Weak oversight also increases the chance of overdependence. If teams trust AI outputs without human review, errors can spread quickly across operations. Governance is what prevents blind adoption. It creates checkpoints, approval systems, escalation processes, and human responsibility. In short, governance turns AI from a potential liability into a controlled strategic asset.
---
## Leadership Must Own the AI Agenda
One of the biggest reasons organizations struggle with AI transformation is that responsibility is often pushed too far down the chain. AI governance cannot be left only to IT departments, data scientists, or external vendors. Senior leadership must own the agenda because AI affects risk, compliance, reputation, workforce planning, and long-term strategy.
Boards and executive teams should ask direct questions:
- What problems are we trying to solve with AI?
- What data is being used?
- How are decisions audited?
- What ethical principles guide deployment?
- Who is responsible when something goes wrong?
These are not technical questions alone. They are governance questions.
When leadership takes ownership, AI initiatives become more disciplined. Instead of chasing trends, organizations focus on practical use cases with clear safeguards. Instead of deploying tools too quickly, they build review systems that protect both performance and trust. Governance is not a barrier to innovation. It is what makes innovation reliable enough to scale.
---
## What Effective AI Governance Looks Like
Strong AI governance does not require endless bureaucracy, but it does require clear structure.
**1. Formal Policies for AI Use**
These policies should address acceptable use, data protection, human oversight, documentation, and vendor accountability. Employees must know what is allowed and what is prohibited.
**2. Defined Roles**
Someone must be accountable for model risk, compliance review, ethical oversight, and performance monitoring. Cross-functional governance teams often work best because AI affects legal, operational, technical, and business functions at the same time.
**3. Transparency in Decision-Making**
Organizations should document why an AI system is being used, what data supports it, and how outputs are reviewed. If a system affects customers, employees, or major business decisions, its use should be explainable and auditable.

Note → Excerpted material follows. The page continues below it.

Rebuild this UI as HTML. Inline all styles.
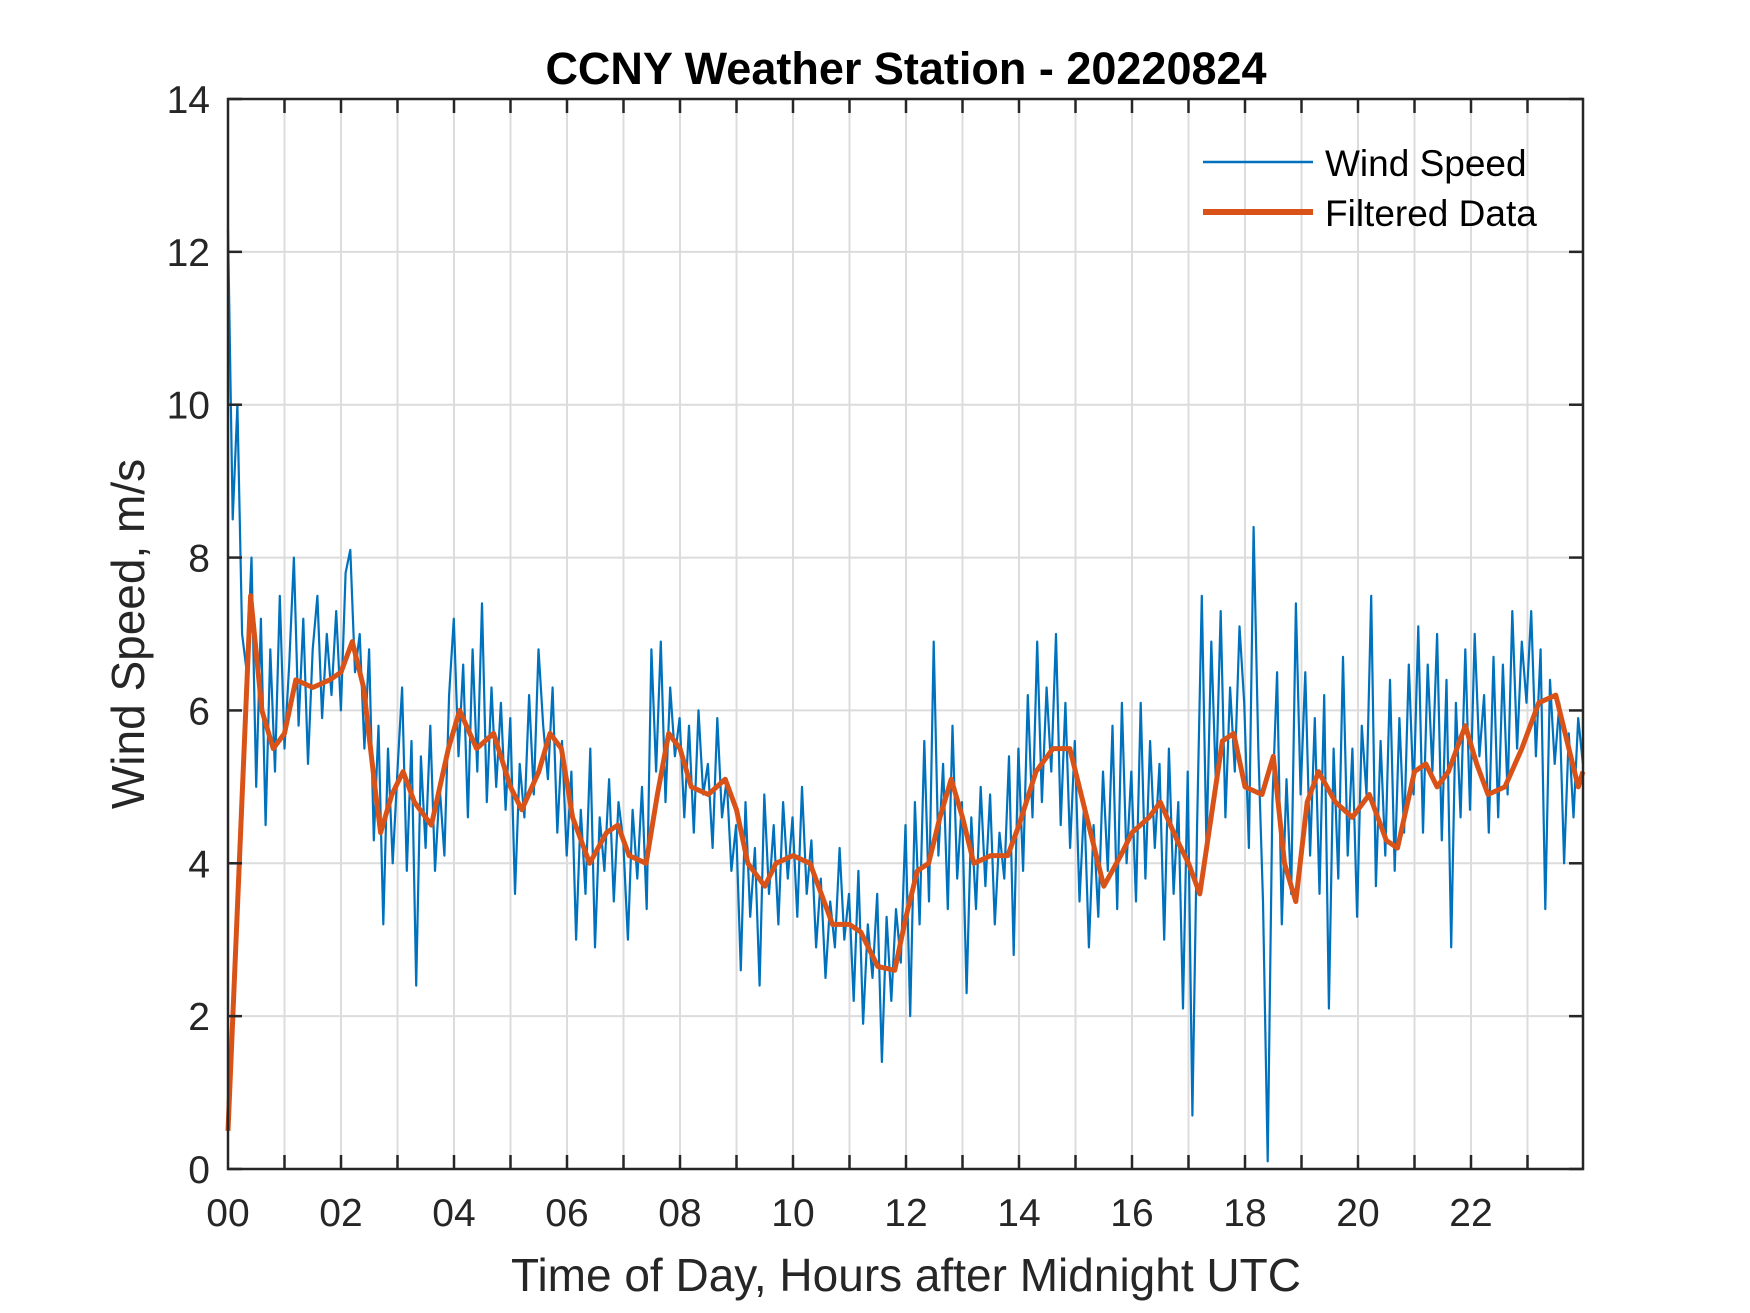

**4. Continuous Governance**
AI systems change, data shifts, regulations evolve, and new risks emerge. A one-time policy is not enough. Effective governance requires regular review, testing, training, and adjustment.
---
## Fix It Now Before the Costs Grow
The call to fix governance now is not an overreaction. It is a practical response to the speed of AI adoption. Every month, more companies integrate AI into core functions, often without the oversight needed to manage long-term consequences. The longer governance gaps remain open, the harder they become to correct.
Organizations that act now will be in a stronger position. They will:
- Reduce compliance risk
- Improve internal alignment
- Build public trust
- Create better conditions for responsible innovation
More importantly, they will avoid the costly cycle of rushing into AI, facing failure, and then reacting under pressure.
AI transformation should be guided by leadership, policy, and accountability from the beginning. Waiting until something goes wrong is the most expensive way to learn this lesson.
---
## Conclusion
AI will continue to reshape business, government, society,and even [Agriculture](https://agricdemy.com/post/ai-applications-agriculture), but its success will depend on how well organizations govern its use. The real challenge is not simply adopting powerful tools. It is building the leadership structures, oversight systems, and ethical standards that ensure those tools create value without causing harm. Companies that recognize governance as the foundation of AI transformation will be far better prepared for the future.